Community Campus hopes to answer local businesses need for qualified employees

In 2015, after the Greater Owensboro Chamber of Commerce annual membership survey was completed and analyzed, the primary need for member businesses growth remained the same — a lack of qualified applicants for available positions.

Candance Brake, president and CEO of the Greater Owensboro Chamber of Commerce said that this need was the catalyst for the creation of the Community Campus, a workforce development program for high school students attending Apollo, Daviess County and Owensboro High Schools.

The Chamber identified the jobs in highest demand were coming from trades (construction and electrical), professional and customer service, welding, advanced manufacturing, healthcare and aviation in the region.

“We kept hearing the same thing from business owners and managers — ‘I could grow my business in two years if only I had the people to fill the job needs,’” Brake said. “We have so many opportunities in our community for these students.”

The Owensboro region is the largest in the state without a high school-only career and tech center, although Kentucky Community and Technical College System provided these services on two local campuses. KCTCS has now consolidated into Owensboro Community and Technical System and serves high school students in technical programs for dual credit.

Brake said several changes in admission requirements led to decreased enrollment in technical areas and limited or eliminated students’ ability to begin career and technical studies in high school.

According to Brake, workforce development, partnered with economic development, higher education and the specific needs of employers, results in more efficient use of public resources.

Community Campus, a hybrid, locally-funded area technology center model now exists at each high school. Courses for grades 9 and 10 are taught at the respective schools, while the advanced curriculum in grades 11 and 12 is taught at either one high school academy or OCTC.
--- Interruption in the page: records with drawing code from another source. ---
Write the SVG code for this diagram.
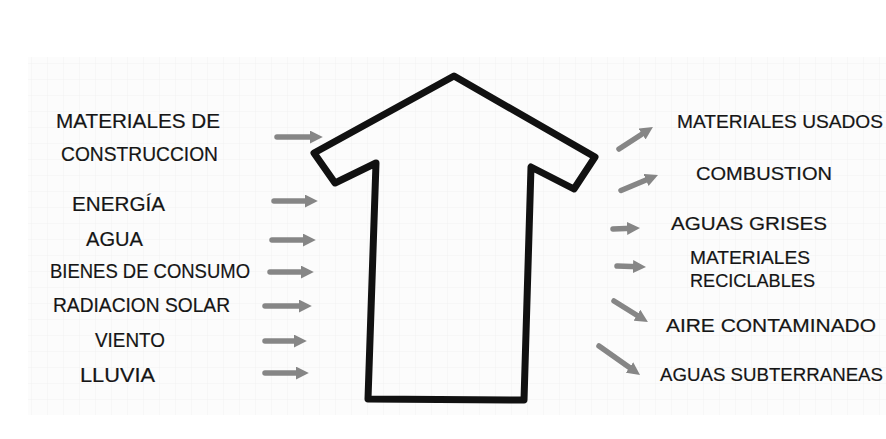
<svg xmlns="http://www.w3.org/2000/svg" width="886" height="439" viewBox="0 0 886 439">
<defs>
<pattern id="grid" width="16" height="16" patternUnits="userSpaceOnUse">
<path d="M16 0 V16 M0 16 H16" fill="none" stroke="#f2f2f2" stroke-width="1"/>
</pattern>
<marker id="ah" viewBox="0 0 10 10" refX="4" refY="5" markerWidth="13" markerHeight="13" markerUnits="userSpaceOnUse" orient="auto">
<path d="M0,0 L10,5 L0,10 z" fill="#868686"/>
</marker>
</defs>
<style>
.t{font-family:"Liberation Sans","DejaVu Sans",sans-serif;fill:#151515;stroke:#151515;stroke-width:0.2;}
.l{font-size:21px;}
.r{font-size:19px;}
.a{stroke:#868686;stroke-width:5.5;stroke-linecap:round;fill:none;marker-end:url(#ah);}
.house{fill:none;stroke:#111;stroke-width:7;stroke-linejoin:round;}
</style>
<rect width="886" height="439" fill="#ffffff"/>
<rect x="28" y="57" width="858" height="358" fill="#fcfcfc"/>
<rect x="28" y="57" width="858" height="358" fill="url(#grid)"/>

<g id="house">
<path class="house" d="M454,76 L595,157 L574,189 L531,167 L524,400 L368,399 L376,163 L335,183 L314,153 Z"/>
</g>

<g id="in-materiales"><text class="t l" x="56" y="128" textLength="164" lengthAdjust="spacingAndGlyphs">MATERIALES DE</text><text class="t l" x="61" y="161" textLength="157" lengthAdjust="spacingAndGlyphs">CONSTRUCCION</text></g>
<g id="in-energia"><text class="t l" x="72" y="211" textLength="93" lengthAdjust="spacingAndGlyphs">ENERGÍA</text></g>
<g id="in-agua"><text class="t l" x="86" y="246" textLength="57" lengthAdjust="spacingAndGlyphs">AGUA</text></g>
<g id="in-bienes"><text class="t l" x="50" y="278" textLength="200" lengthAdjust="spacingAndGlyphs">BIENES DE CONSUMO</text></g>
<g id="in-radiacion"><text class="t l" x="53" y="312" textLength="177" lengthAdjust="spacingAndGlyphs">RADIACION SOLAR</text></g>
<g id="in-viento"><text class="t l" x="95" y="347" textLength="70" lengthAdjust="spacingAndGlyphs">VIENTO</text></g>
<g id="in-lluvia"><text class="t l" x="80" y="382" textLength="75" lengthAdjust="spacingAndGlyphs">LLUVIA</text></g>

<g id="out-materiales-usados"><text class="t r" x="677" y="128" textLength="206" lengthAdjust="spacingAndGlyphs">MATERIALES USADOS</text></g>
<g id="out-combustion"><text class="t r" x="696" y="180" textLength="136" lengthAdjust="spacingAndGlyphs">COMBUSTION</text></g>
<g id="out-aguas-grises"><text class="t r" x="671" y="230" textLength="156" lengthAdjust="spacingAndGlyphs">AGUAS GRISES</text></g>
<g id="out-reciclables"><text class="t r" x="690" y="264" textLength="120" lengthAdjust="spacingAndGlyphs">MATERIALES</text><text class="t r" x="690" y="287" textLength="125" lengthAdjust="spacingAndGlyphs">RECICLABLES</text></g>
<g id="out-aire"><text class="t r" x="666" y="332" textLength="210" lengthAdjust="spacingAndGlyphs">AIRE CONTAMINADO</text></g>
<g id="out-aguas-subterraneas"><text class="t r" x="660" y="381" textLength="223" lengthAdjust="spacingAndGlyphs">AGUAS SUBTERRANEAS</text></g>

<g id="connectors">
<line class="a" x1="277" y1="137" x2="315" y2="137"/>
<line class="a" x1="274" y1="201" x2="310" y2="201"/>
<line class="a" x1="272" y1="240" x2="308" y2="240"/>
<line class="a" x1="270" y1="272" x2="306" y2="272"/>
<line class="a" x1="265" y1="306" x2="304" y2="306"/>
<line class="a" x1="265" y1="341" x2="299" y2="341"/>
<line class="a" x1="265" y1="373" x2="301" y2="373"/>
<line class="a" x1="619" y1="149" x2="646.4" y2="131.2"/>
<line class="a" x1="621" y1="190.5" x2="650.8" y2="178"/>
<line class="a" x1="613" y1="229" x2="632.2" y2="228.3"/>
<line class="a" x1="617" y1="266" x2="638.2" y2="266.7"/>
<line class="a" x1="614" y1="301" x2="641.3" y2="318"/>
<line class="a" x1="599" y1="346" x2="633.7" y2="370.5"/>
</g>
</svg>
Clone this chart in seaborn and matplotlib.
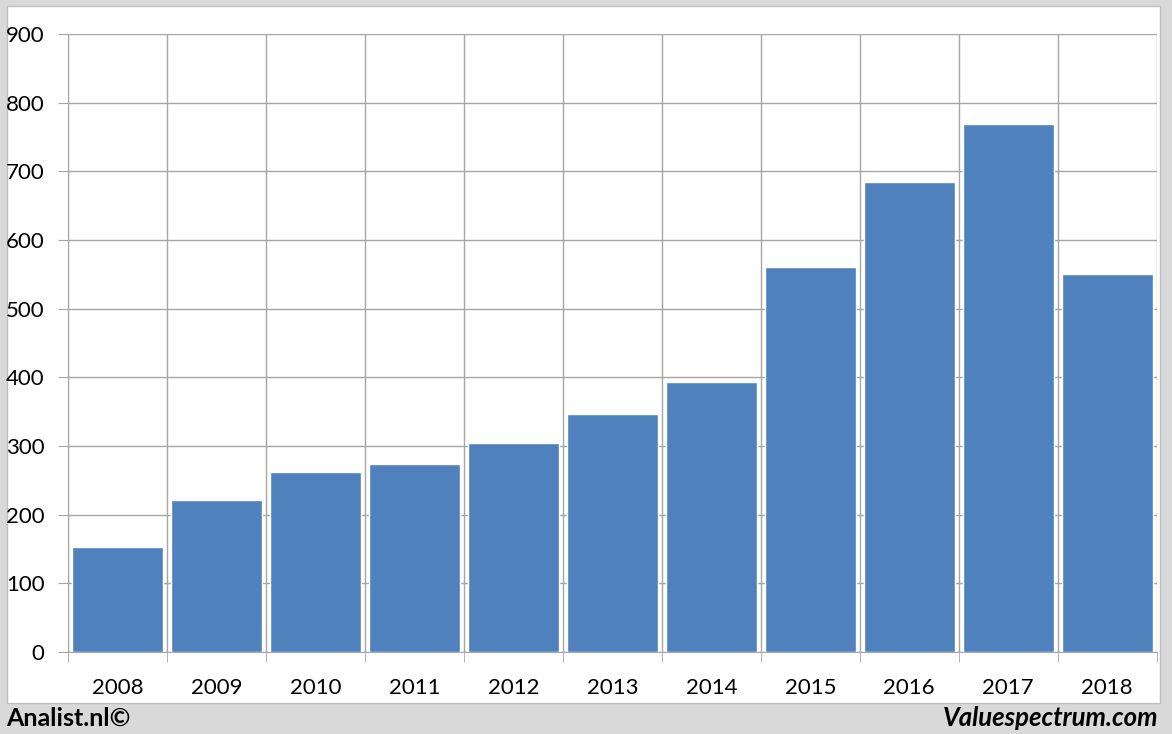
import matplotlib
matplotlib.use('Agg')
import matplotlib.pyplot as plt
import matplotlib.patches as mpatches
import numpy as np
import pandas as pd
import seaborn as sns

# Chart data
years = ['2008', '2009', '2010', '2011', '2012', '2013', '2014', '2015', '2016', '2017', '2018']
values = [153, 221, 262, 274, 304, 347, 393, 561, 684, 769, 550]

df = pd.DataFrame({'year': years, 'value': values})

sns.set_style('white')
plt.rcParams['font.family'] = ['Lato', 'DejaVu Sans']
plt.rcParams['text.color'] = 'black'
plt.rcParams['xtick.color'] = 'black'
plt.rcParams['ytick.color'] = 'black'

fig = plt.figure(figsize=(11.72, 7.34), dpi=100, facecolor='#d9d9d9')
# white chart panel behind the axes
panel = mpatches.Rectangle((0.006, 0.042), 0.984, 0.95, transform=fig.transFigure,
                           facecolor='white', edgecolor='#bfbfbf', lw=1, zorder=-5)
fig.add_artist(panel)

ax = fig.add_axes([0.058, 0.1117, 0.929, 0.842])
ax.set_facecolor('none')
sns.barplot(data=df, x='year', y='value', color='#4f81bd', width=0.92, saturation=1, ax=ax, zorder=3)

ax.set_xlim(-0.5, len(years) - 0.5)
ax.set_ylim(0, 900)
ax.set_yticks(np.arange(0, 901, 100))
ax.set_xticks(np.arange(-0.5, len(years)), minor=True)
ax.set_axisbelow(True)
ax.grid(True, axis='y', color='#a6a6a6', lw=1)
ax.grid(True, axis='x', which='minor', color='#a6a6a6', lw=1)
ax.tick_params(axis='x', which='major', length=0, labelsize=16, pad=19)
ax.tick_params(axis='x', which='minor', length=7, color='#a6a6a6', direction='out', bottom=True)
ax.tick_params(axis='y', length=7, color='#a6a6a6', labelsize=16, pad=10, left=True)
for s in ['top', 'right']:
    ax.spines[s].set_visible(False)
for s in ['left', 'bottom']:
    ax.spines[s].set_color('#a6a6a6')
ax.set_xlabel('')
ax.set_ylabel('')

fig.text(0.005, 0.022, 'Analist.nl©', fontsize=18, fontweight='bold', va='center', ha='left')
fig.text(0.988, 0.022, 'Valuespectrum.com', fontsize=18.5, fontweight='bold', fontstyle='italic',
         va='center', ha='right')

fig.savefig('out.png', dpi=100, facecolor=fig.get_facecolor())
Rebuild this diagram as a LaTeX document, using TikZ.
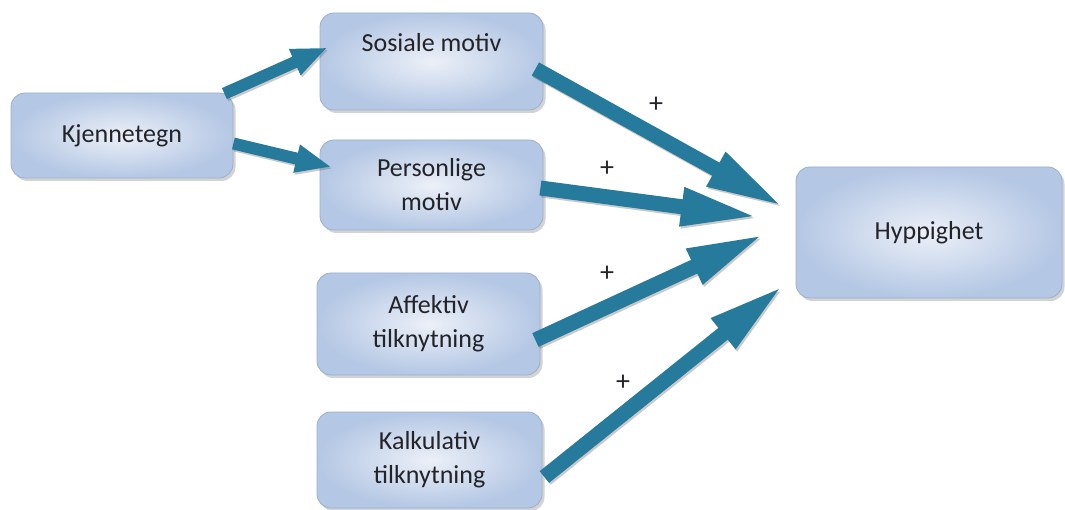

Brake said that through meetings with OCTC, OPS and DCPS over three years, the initiative leaders knew this program could grow the community. She said that she does not know of another community who has an initiative similar to Community Campus and she has met with people at the federal level.

“We could be a model program,” Brake said.

With the Kentucky Department of Education’s acceptance of the plans for staffing and budgeting, new staff positions were necessary but they will be spread out over three years.

OCTC teacher Gary Hanan is new to Community Campus. He retired from teaching industrial arts, specifically woodworking, in Indiana, but now is teaching basic carpentry classes and hopes his carpentry students will take a test at the end of the course for a national carpentry assistant certification.

Hanan hopes the community comes together to help his students when it comes time for them to apply for an apprenticeship locally.

He has been making community connections, including Habitat for Humanity. His students will build a shed that will go to each new home. He also hopes to reach out to area contractors to come to speak to his students about future employment.

Hanan also hopes that site visits at local construction sites will be available for his students so they can experience different phases of the building process.

“Anytime you can give a kid a chance to look at something – even if it isn’t what they want – it’s an advantage,” Hanan said. “I am limited on what I can expose them to.”

Hanan’s 40 carpentry students are currently making birdhouses, and they are selling to the community to raise money for celebrations within the program.

Hanan’s long-range goal is to have students who take a second year of carpentry be in an apprenticeship program through a connection with a local contractor.

“We’ve all heard of people needing skilled workers,” Hanan said. “It would be beneficial for the student.”

Brake said that the opportunities provided by the Community Campus provide a pathway for students seeking technical employment after completing the program, and that one of the missions of the Chamber is to help members fill jobs.

“Chamber members make big picture opportunities possible and create an opportunity for every business,” Brake said. “We [the Chamber] are the connection. The schools make it happen, but we are the ones who connect them with the businesses.”